Second in the IMTE series
I have a friend, an attorney, who, in response to my column last week, “I’m Mad, too, Eddie,” (IMTE) said, “Complaining is the easy part but the solutions, now that’s another matter, and never easy.” I hope he doesn’t read this one. I’ll never hear the end of it because he’s right. Over the next six weeks I am going to address, in turn, each of the six maddening perspectives voiced last week.
Campus crime seems rampant.
I am not sure whether crime is or isn’t rampant but talk about it has markedly increased. The Clery Act requires campuses to report all campus-related criminal activity in order to continue to participate in federally sponsored financial aid programs. The Clery Act reporting requirements present a confounding conundrum to campus chieftains.
Here it is. Universities must report crime. No reporting required by The Clery Act, no federal student loan programs. But leadership is hesitant to share crime reports as enrollment might decrease: Who wants to attend an unsafe campus?
Every campus in the nation is dangerous. Concentrations of thousands of rambunctious18 to 22-year-olds in one location create a lack of stability. In a word — Danger. These half-adult, half-child, finding-their-way-in-life people wrestle with toils and snares of every imaginable type, frequently with little or no parental/adult supervision, fueled by institutional disdain for suggesting to anyone, including students, how to live, virtually ensures volatility. Between sunset and sunrise, hours when sanity and order are supplanted by drink and drugs, a.k.a risky behavior, is when most crimes against persons occur. It’s a jungle out there, and it’s dangerous.

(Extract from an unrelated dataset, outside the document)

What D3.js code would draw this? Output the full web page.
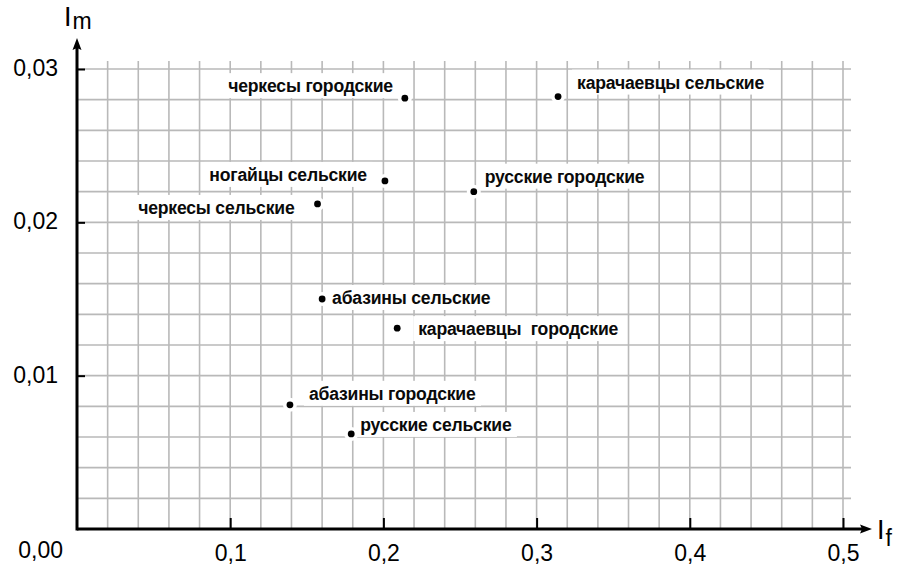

Leadership and institutions don’t tell the truth. The Clery Act does not require truthfulness, but supposed accuracy in reporting. And if you don’t know the difference, quit reading now…as Louis Armstrong quipped when asked, “What is jazz? If you have to ask you’ll never know.”
I tell every family I meet with that university campuses are dangerous. I don’t want students to be disarmed by complacency but want them realistically informed. On a rural campus in a small college town or an urban campus in a crime-ridden inner-city — danger exists. Church affiliated? Don’t assume that things will be completely safe there either, although there are usually some commonly held “moral imperatives.” What students and families deserve is an honest, straightforward presentation of campus reality, not online reports obscured in the web world.
Co-dependent local newspapers are little help; the demands of advertising and sales can lead to avoiding uncomfortable facts that could be harmful to them and their institutional partners.
Universities are bedeviled by the conflicting conditions in which they operate. I recently met a fellow at the airport in Monterrey, Mexico, who graduated from The Citadel. A discussion was triggered by the respective college rings on our fingers. I shared that I visited The Citadel some years ago. I liked it. He liked Texas A&M University and had visited College Station. We congratulated each other for the wisdom of our insights and choices.
He shared his amazement on the permissiveness of the environment at The Citadel that allowed students to be masters of their own fate between sunset and sunrise. I concurred that Texas A&M University faced some of the same challenges when I was a student there. Shenanigans, some youthful and silly, some criminal and stupid, ruled the nighttime roost. The students at both institutions are sensible people, strong academic performers, and committed to attaining a good education.
But guess what? They are still between the ages of 18 and 22. They experiment. They create insider and outsider circles in social organizations, athletic teams, marching bands, Greek organizations and human associations of every type. They do things under the cover of night that they would never do in broad daylight, in front of parents, grandparents, teachers, or prospective employers. This creates danger.
The Clery Act, Step-Up!, HAVEN, and other programs intended to limit or prevent violence and crime on university campuses all have some value. However, their value is diminished when campus leadership believes that acts, programs, rules and regulations solve the crime problem. They don’t even expose it, but exacerbate it through a false sense of security and mollifying statistical gibberish.
Leadership needs to pronounce the issue with ringing clarity. University campuses are dangerous by their nature. High concentrations of adolescents turning into adults create danger — it is the nature of the condition of late adolescence. Faculty and staff who value a culture of permissiveness — freedom of inquiry and experimentation — pass that culture onto not-always-fully-ready students.
A gumbo of circumstance leads to devastating results for individuals, families, and communities.
To address the problem of campus crime and campus safety, university leadership needs to openly recognize the danger that exists in universities populated by students who erroneously believe there is little consequence for behavior…especially if you don’t get caught. No amount of reporting, social programming, educational treatment, will solve the problem completely until the root of the problem is exposed, routinely and openly.
Rules will not fix what relationships neglect, and in the end, safety is a matter of actions, consequences, and relationships under the control of responsible individuals, students and adults alike.
Even with that, university campuses are dangerous places to be.